Rows from a dataset of charts and code
-- Start --

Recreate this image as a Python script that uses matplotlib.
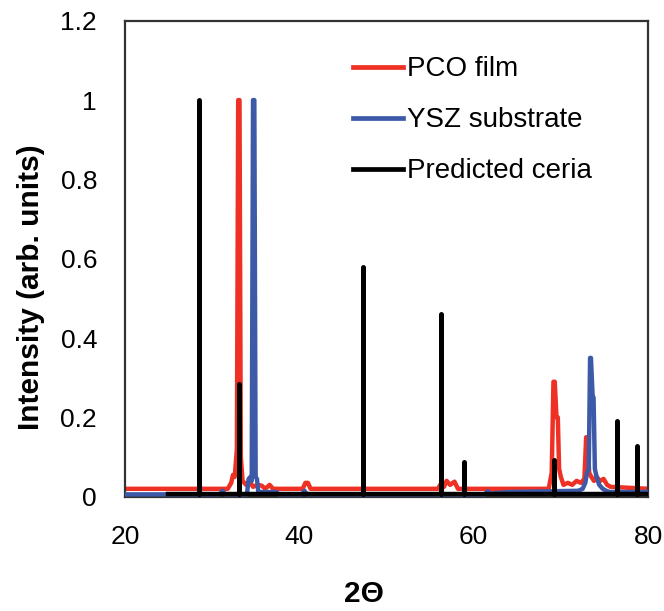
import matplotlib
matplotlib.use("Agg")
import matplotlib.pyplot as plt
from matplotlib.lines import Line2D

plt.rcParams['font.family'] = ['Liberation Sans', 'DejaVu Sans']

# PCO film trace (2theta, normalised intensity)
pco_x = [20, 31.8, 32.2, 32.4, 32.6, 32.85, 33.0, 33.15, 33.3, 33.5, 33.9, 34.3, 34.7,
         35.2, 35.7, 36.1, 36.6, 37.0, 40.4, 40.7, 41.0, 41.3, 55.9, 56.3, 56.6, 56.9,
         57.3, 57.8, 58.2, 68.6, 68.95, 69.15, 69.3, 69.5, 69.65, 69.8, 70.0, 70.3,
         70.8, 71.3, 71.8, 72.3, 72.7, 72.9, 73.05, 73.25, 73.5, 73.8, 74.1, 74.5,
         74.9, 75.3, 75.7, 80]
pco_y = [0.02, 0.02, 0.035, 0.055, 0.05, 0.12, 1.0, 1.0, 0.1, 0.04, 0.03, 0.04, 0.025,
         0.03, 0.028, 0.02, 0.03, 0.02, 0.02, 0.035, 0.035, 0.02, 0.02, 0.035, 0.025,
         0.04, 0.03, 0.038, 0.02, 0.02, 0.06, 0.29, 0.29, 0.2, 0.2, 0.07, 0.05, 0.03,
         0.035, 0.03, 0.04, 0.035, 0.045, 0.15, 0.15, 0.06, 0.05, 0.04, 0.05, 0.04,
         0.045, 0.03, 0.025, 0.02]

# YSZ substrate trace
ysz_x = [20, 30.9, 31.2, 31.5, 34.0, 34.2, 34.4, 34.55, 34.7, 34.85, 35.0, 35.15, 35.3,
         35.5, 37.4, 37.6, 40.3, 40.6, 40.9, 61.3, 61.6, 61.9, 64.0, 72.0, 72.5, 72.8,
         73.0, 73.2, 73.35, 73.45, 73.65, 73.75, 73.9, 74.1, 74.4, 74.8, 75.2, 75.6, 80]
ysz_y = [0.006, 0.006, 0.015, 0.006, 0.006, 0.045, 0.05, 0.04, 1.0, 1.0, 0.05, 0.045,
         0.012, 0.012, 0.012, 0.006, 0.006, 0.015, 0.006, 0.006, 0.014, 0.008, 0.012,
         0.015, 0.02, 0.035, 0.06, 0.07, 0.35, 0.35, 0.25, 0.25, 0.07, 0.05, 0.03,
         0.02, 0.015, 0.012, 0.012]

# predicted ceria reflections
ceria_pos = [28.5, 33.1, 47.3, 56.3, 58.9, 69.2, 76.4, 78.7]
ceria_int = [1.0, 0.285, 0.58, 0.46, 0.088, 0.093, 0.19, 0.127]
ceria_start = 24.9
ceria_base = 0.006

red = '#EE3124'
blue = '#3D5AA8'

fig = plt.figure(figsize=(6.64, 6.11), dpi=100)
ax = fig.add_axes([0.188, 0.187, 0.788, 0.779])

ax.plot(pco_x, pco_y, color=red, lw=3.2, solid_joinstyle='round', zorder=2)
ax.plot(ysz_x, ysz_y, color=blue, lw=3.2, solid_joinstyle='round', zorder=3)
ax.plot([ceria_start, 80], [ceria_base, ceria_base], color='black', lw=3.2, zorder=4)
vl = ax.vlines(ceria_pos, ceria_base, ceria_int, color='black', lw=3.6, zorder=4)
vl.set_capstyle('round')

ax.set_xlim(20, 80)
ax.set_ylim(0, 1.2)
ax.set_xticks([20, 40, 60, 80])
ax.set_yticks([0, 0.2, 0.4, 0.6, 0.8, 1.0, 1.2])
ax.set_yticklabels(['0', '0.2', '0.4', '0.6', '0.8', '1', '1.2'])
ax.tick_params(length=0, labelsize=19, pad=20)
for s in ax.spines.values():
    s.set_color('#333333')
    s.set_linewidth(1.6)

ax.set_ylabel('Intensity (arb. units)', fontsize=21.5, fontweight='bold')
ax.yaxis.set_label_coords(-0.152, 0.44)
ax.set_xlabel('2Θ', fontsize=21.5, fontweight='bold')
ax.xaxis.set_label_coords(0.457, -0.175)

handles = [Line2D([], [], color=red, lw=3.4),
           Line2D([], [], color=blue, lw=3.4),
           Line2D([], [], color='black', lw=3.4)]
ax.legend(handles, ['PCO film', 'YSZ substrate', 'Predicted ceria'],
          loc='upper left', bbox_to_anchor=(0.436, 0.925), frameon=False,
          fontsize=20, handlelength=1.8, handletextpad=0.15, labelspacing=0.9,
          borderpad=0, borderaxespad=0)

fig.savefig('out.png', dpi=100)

-- End --
-- Start --

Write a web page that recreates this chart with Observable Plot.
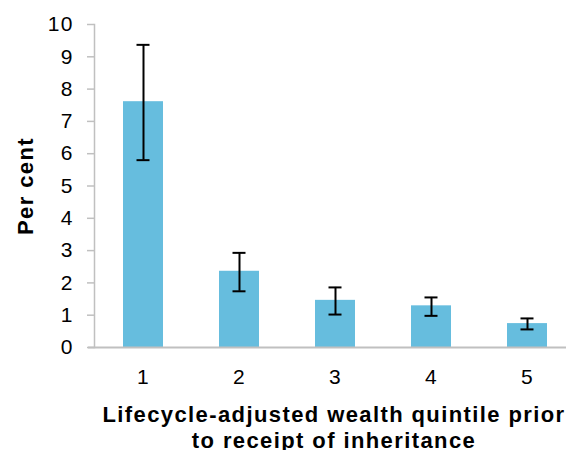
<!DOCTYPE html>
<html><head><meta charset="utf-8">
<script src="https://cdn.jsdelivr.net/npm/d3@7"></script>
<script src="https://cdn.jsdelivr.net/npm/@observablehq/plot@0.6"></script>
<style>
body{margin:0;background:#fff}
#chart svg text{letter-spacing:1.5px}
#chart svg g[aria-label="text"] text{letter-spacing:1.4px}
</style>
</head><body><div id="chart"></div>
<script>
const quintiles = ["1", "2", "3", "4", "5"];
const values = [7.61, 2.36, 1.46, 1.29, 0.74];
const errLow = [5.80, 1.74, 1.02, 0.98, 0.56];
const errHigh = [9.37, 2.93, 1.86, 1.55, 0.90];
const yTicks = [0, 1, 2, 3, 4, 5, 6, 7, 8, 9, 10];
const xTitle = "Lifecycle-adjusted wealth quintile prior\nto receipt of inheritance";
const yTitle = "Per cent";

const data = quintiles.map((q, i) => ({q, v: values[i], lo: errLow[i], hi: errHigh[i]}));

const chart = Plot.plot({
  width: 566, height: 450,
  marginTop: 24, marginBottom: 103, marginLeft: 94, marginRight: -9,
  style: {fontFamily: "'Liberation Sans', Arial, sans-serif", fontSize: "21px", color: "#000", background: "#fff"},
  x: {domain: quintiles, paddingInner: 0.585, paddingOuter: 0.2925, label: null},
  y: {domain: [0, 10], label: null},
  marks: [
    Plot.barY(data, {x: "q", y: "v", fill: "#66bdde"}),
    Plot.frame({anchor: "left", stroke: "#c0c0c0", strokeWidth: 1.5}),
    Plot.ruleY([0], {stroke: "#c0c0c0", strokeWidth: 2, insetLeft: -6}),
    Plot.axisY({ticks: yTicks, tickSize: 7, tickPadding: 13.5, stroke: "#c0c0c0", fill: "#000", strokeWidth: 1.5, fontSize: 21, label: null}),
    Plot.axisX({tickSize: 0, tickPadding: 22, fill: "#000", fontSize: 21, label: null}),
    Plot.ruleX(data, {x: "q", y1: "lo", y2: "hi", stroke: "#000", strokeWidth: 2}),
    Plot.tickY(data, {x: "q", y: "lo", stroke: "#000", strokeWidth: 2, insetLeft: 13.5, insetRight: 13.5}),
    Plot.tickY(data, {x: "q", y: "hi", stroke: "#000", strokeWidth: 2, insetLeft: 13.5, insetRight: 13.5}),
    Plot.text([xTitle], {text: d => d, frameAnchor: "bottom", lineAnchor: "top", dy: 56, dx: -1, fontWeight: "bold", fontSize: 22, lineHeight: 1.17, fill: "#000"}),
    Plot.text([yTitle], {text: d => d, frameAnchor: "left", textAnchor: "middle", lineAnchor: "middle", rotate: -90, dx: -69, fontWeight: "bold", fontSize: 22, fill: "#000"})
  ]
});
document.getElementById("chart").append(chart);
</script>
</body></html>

-- End --

• Goal
List each line holding the string "this".

• Correct output
Recreate this image as a Python script that uses matplotlib.
Write a web page that recreates this chart with Observable Plot.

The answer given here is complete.